Na oportunidade, Bolsonaro alegou que a proposição legislativa “contraria o interesse público, uma vez que não há compatibilidade com a autonomia das redes e estabelecimentos de ensino”.
O chefe do Executivo defendeu ainda que a proposta “incorre em vício de inconstitucionalidade” por não indicar uma fonte de custeio para a medida legislativa – o que, segundo o governo, viola da Lei de Diretrizes Orçamentárias (LDO).
O Congresso Nacional derrubou, em sessão conjunta realizada em 10 de março, o veto do presidente, no entanto. A matéria vai à promulgação.
Decreto presidencial
Em resposta ao veto do projeto inicial, Bolsonaro editou um decreto para regulamentar a distribuição dos itens de higiene às mulheres em situação de pobreza menstrual. O ato de assinatura ocorreu durante evento comemorativo em alusão ao Dia Internacional da Mulher.
Serão R$ 130 milhões alocados para a distribuição de absorventes, para um público de 3,6 milhões de pessoas. Os produtos poderão ser entregues aos seguintes grupos:
- Mulheres de 12 a 21 anos de idade que cumprem medidas socioeducativas;
- Alunas matriculadas em escolas pactuadas no programa Saúde nas Escolas;
- Meninas e mulheres de 9 a 24 anos de idade, pertencentes a famílias beneficiárias do programa Auxílio Brasil.

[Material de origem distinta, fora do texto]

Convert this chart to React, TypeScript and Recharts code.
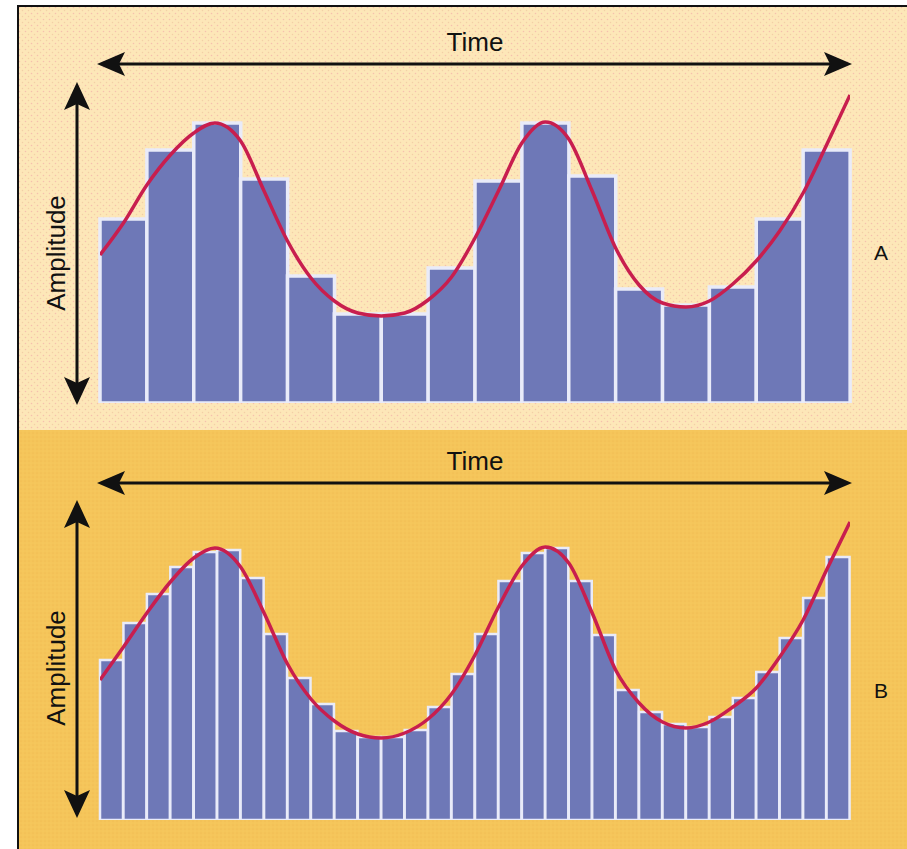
import { ComposedChart, Bar, Line, XAxis, YAxis } from "recharts";

// Panel A: 16 wide samples of the signal
const AMP_A = [184, 253, 280, 224, 127, 89, 89, 135, 222, 280, 227, 114, 98, 116, 184, 253];

// Panel B: 32 narrow samples of the same signal
const AMP_B = [
  160, 197, 226, 253, 268, 270, 242, 186, 142, 116, 89, 83, 83, 90, 113, 146,
  186, 239, 267, 272, 239, 185, 130, 108, 96, 93, 103, 122, 148, 182, 222, 263,
];

// time positions of the traced curve, in units of panel A bins
const TIME = [
  0, 0.5, 1, 1.5, 2, 2.45, 3, 3.5, 4, 4.5, 5, 5.5, 6, 6.5, 7, 7.5, 8,
  8.5, 9, 9.5, 10, 10.5, 11, 11.5, 12, 12.5, 13, 13.5, 14, 14.5, 15, 15.5, 16,
];

const SIGNAL_A = [
  148, 180, 218, 248, 270, 280, 262, 212, 162, 125, 102, 90, 87, 90, 103, 126, 165,
  212, 260, 281, 264, 212, 155, 118, 100, 96, 102, 119, 142, 172, 210, 258, 308,
];

const SIGNAL_B = [
  140, 173, 207, 238, 262, 272, 253, 207, 156, 121, 99, 86, 82, 87, 101, 126, 165,
  213, 254, 273, 257, 207, 150, 117, 98, 92, 98, 113, 132, 163, 200, 250, 298,
];

const FONT = "'Liberation Sans', Arial, Helvetica, sans-serif";
const BAR_FILL = "#6e78b7";
const BAR_EDGE = "#e9ebf9";
const CURVE = "#c81e4e";
const INK = "#111";

function HArrow({ y, x1, x2 }: { y: number; x1: number; x2: number }) {
  return (
    <g fill={INK}>
      <line x1={x1 + 20} y1={y} x2={x2 - 20} y2={y} stroke={INK} strokeWidth={3} />
      <polygon points={`${x1},${y} ${x1 + 28},${y - 12} ${x1 + 22},${y} ${x1 + 28},${y + 12}`} />
      <polygon points={`${x2},${y} ${x2 - 28},${y - 12} ${x2 - 22},${y} ${x2 - 28},${y + 12}`} />
    </g>
  );
}

function VArrow({ x, y1, y2 }: { x: number; y1: number; y2: number }) {
  return (
    <g fill={INK}>
      <line x1={x} y1={y1 + 20} x2={x} y2={y2 - 20} stroke={INK} strokeWidth={3} />
      <polygon points={`${x},${y1} ${x - 13},${y1 + 28} ${x},${y1 + 22} ${x + 13},${y1 + 28}`} />
      <polygon points={`${x},${y2} ${x - 13},${y2 - 28} ${x},${y2 - 22} ${x + 13},${y2 - 28}`} />
    </g>
  );
}

interface PanelProps {
  top: number;
  height: number;
  amps: number[];
  signal: number[];
  edge: number;
  marginTop: number;
  marginBottom: number;
}

function Panel({ top, height, amps, signal, edge, marginTop, marginBottom }: PanelProps) {
  const bars = amps.map((v, i) => ({ bin: i + 1, v }));
  const curve = TIME.map((t, i) => ({ t, v: signal[i] }));
  return (
    <ComposedChart
      width={888}
      height={height}
      data={bars}
      margin={{ top: marginTop, right: 57, bottom: marginBottom, left: 81 }}
      barCategoryGap={0}
      style={{ position: "absolute", left: 19, top }}
    >
      <XAxis xAxisId="bins" dataKey="bin" hide />
      <XAxis xAxisId="time" dataKey="t" type="number" domain={[0, 16]} allowDataOverflow hide />
      <YAxis domain={[0, 320]} allowDataOverflow hide />
      <Bar
        xAxisId="bins"
        dataKey="v"
        fill={BAR_FILL}
        stroke={BAR_EDGE}
        strokeWidth={edge}
        isAnimationActive={false}
      />
      <Line
        xAxisId="time"
        data={curve}
        dataKey="v"
        type="monotone"
        dot={false}
        stroke={CURVE}
        strokeWidth={3.5}
        isAnimationActive={false}
      />
    </ComposedChart>
  );
}

export default function App() {
  return (
    <div style={{ position: "absolute", left: 0, top: 0, width: 907, height: 849, overflow: "hidden", background: "#fff" }}>
      <svg width={907} height={849} style={{ position: "absolute", left: 0, top: 0 }}>
        <defs>
          <pattern id="dotsA" width={6} height={6} patternUnits="userSpaceOnUse">
            <rect width={6} height={6} fill="#fde7b8" />
            <circle cx={1.5} cy={1.5} r={0.75} fill="#f6bfae" />
            <circle cx={4.5} cy={4.5} r={0.75} fill="#f3cfa6" />
          </pattern>
          <pattern id="dotsB" width={4} height={4} patternUnits="userSpaceOnUse">
            <rect width={4} height={4} fill="#f5c55a" />
            <circle cx={1} cy={1} r={0.6} fill="#eeb650" />
            <circle cx={3} cy={3} r={0.6} fill="#f8cc62" />
          </pattern>
        </defs>
        <rect x={19} y={7} width={888} height={423} fill="url(#dotsA)" />
        <rect x={19} y={430} width={888} height={419} fill="url(#dotsB)" />
        <line x1={17} y1={6} x2={907} y2={6} stroke={INK} strokeWidth={2} />
        <line x1={18} y1={5} x2={18} y2={849} stroke={INK} strokeWidth={2} />

        <g fontFamily={FONT} fill={INK}>
          <text x={475} y={51} fontSize={26} textAnchor="middle">Time</text>
          <text x={65} y={253} fontSize={26} textAnchor="middle" transform="rotate(-90 65 253)">Amplitude</text>
          <text x={881} y={260} fontSize={21} textAnchor="middle">A</text>

          <text x={475} y={470} fontSize={26} textAnchor="middle">Time</text>
          <text x={65} y={668} fontSize={26} textAnchor="middle" transform="rotate(-90 65 668)">Amplitude</text>
          <text x={881} y={698} fontSize={21} textAnchor="middle">B</text>
        </g>

        <HArrow y={64} x1={97} x2={852} />
        <VArrow x={77} y1={82} y2={405} />
        <HArrow y={483} x1={97} x2={852} />
        <VArrow x={77} y1={500} y2={818} />
      </svg>

      <Panel top={8} height={422} amps={AMP_A} signal={SIGNAL_A} edge={3.5} marginTop={75} marginBottom={27} />
      <Panel top={430} height={419} amps={AMP_B} signal={SIGNAL_B} edge={2.5} marginTop={70} marginBottom={29} />
    </div>
  );
}
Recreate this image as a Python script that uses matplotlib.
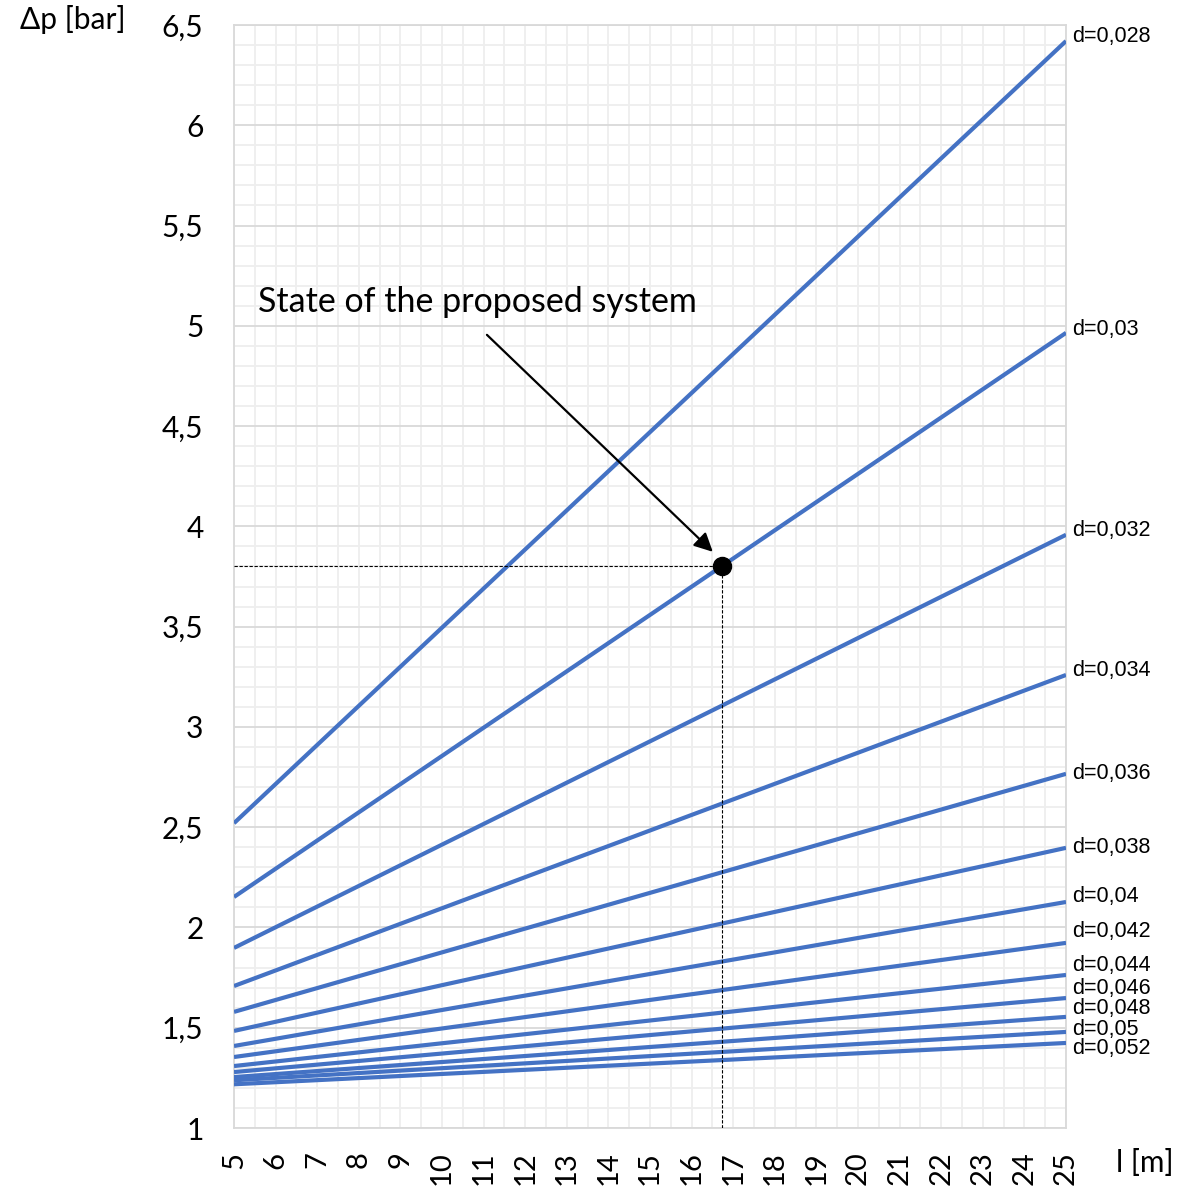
import matplotlib
matplotlib.use("Agg")
import matplotlib.pyplot as plt
from matplotlib.ticker import MultipleLocator, FuncFormatter

# pipe diameters and pressure drop at l=5 m and l=25 m
diameters = ["0,028", "0,03", "0,032", "0,034", "0,036", "0,038", "0,04",
             "0,042", "0,044", "0,046", "0,048", "0,05", "0,052"]
lengths = [5, 25]
dp_start = [2.52, 2.152, 1.898, 1.708, 1.579, 1.484, 1.409,
            1.354, 1.309, 1.279, 1.254, 1.238, 1.218]
dp_end = [6.42, 4.965, 3.958, 3.259, 2.766, 2.397, 2.127,
          1.923, 1.763, 1.648, 1.554, 1.479, 1.424]

# state of the proposed system
state_l = 16.73
state_dp = 3.8

# label heights (moved apart like excel does)
label_y = [6.441, 4.980, 3.978, 3.279, 2.766, 2.401, 2.152,
           1.978, 1.808, 1.698, 1.594, 1.489, 1.394]

blue = "#4472C4"
tickfont = "Lato"

fig = plt.figure(figsize=(11.83, 11.88), dpi=100)
ax = fig.add_axes([234/1183, 1-1128/1188, (1066-234)/1183, (1128-25)/1188])

ax.set_xlim(5, 25)
ax.set_ylim(1, 6.5)

ax.xaxis.set_major_locator(MultipleLocator(1))
ax.xaxis.set_minor_locator(MultipleLocator(0.5))
ax.yaxis.set_major_locator(MultipleLocator(0.5))
ax.yaxis.set_minor_locator(MultipleLocator(0.1))
ax.grid(which="minor", color="#EEEEEE", lw=1.3)
ax.grid(which="major", axis="x", color="#EEEEEE", lw=1.3)
ax.grid(which="major", axis="y", color="#D9D9D9", lw=1.3)
ax.set_axisbelow(True)
for s in ax.spines.values():
    s.set_color("#D9D9D9")
    s.set_linewidth(1.3)

comma = FuncFormatter(lambda v, p: ("%g" % v).replace(".", ","))
ax.yaxis.set_major_formatter(comma)
ax.tick_params(which="both", length=0)
ax.tick_params(axis="y", pad=22, labelsize=21.5)
ax.tick_params(axis="x", pad=17, labelsize=21, labelrotation=90)
for lab in ax.get_xticklabels() + ax.get_yticklabels():
    lab.set_family(tickfont)

for i, d in enumerate(diameters):
    ax.plot(lengths, [dp_start[i], dp_end[i]], color=blue, lw=3, solid_capstyle="butt", zorder=3)
    ax.text(lengths[1] + 0.15, label_y[i], "d=" + d, fontsize=15.5,
            family="Liberation Sans", va="center", ha="left", clip_on=False)

# dashed guides to the state point
ax.plot([5, state_l], [state_dp, state_dp], color="black", lw=0.8, ls=(0, (3, 1.5)), zorder=4)
ax.plot([state_l, state_l], [1, state_dp], color="black", lw=0.8, ls=(0, (3, 1.5)), zorder=4)
ax.plot(state_l, state_dp, "o", color="black", markersize=13, zorder=5)

ax.annotate("", xy=(16.51, 3.873), xytext=(11.08, 4.955),
            arrowprops=dict(arrowstyle="-|>", color="black", lw=1.6,
                            mutation_scale=28, shrinkA=0, shrinkB=0), zorder=5)
ax.text(5.58, 5.12, "State of the proposed system", fontsize=24.5, family=tickfont,
        va="center", ha="left")

fig.text(20/1183, 1-20/1188, "Δp [bar]", fontsize=21.5, family=tickfont, va="center", ha="left")
fig.text(1116/1183, 1-1163/1188, "l [m]", fontsize=21.5, family=tickfont, va="center", ha="left")

fig.savefig("out.png", dpi=100)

Mesmo com a derrubada do veto, o entendimento de técnicos legislativos é de que não há conflito na coexistência do decreto e da legislação para regulamentar a distribuição. A lei tem prevalência sobre a norma editada pelo chefe do Executivo federal, uma vez que é mais ampla e institui um programa permanente. O decreto, por sua vez, tem caráter circunstancial.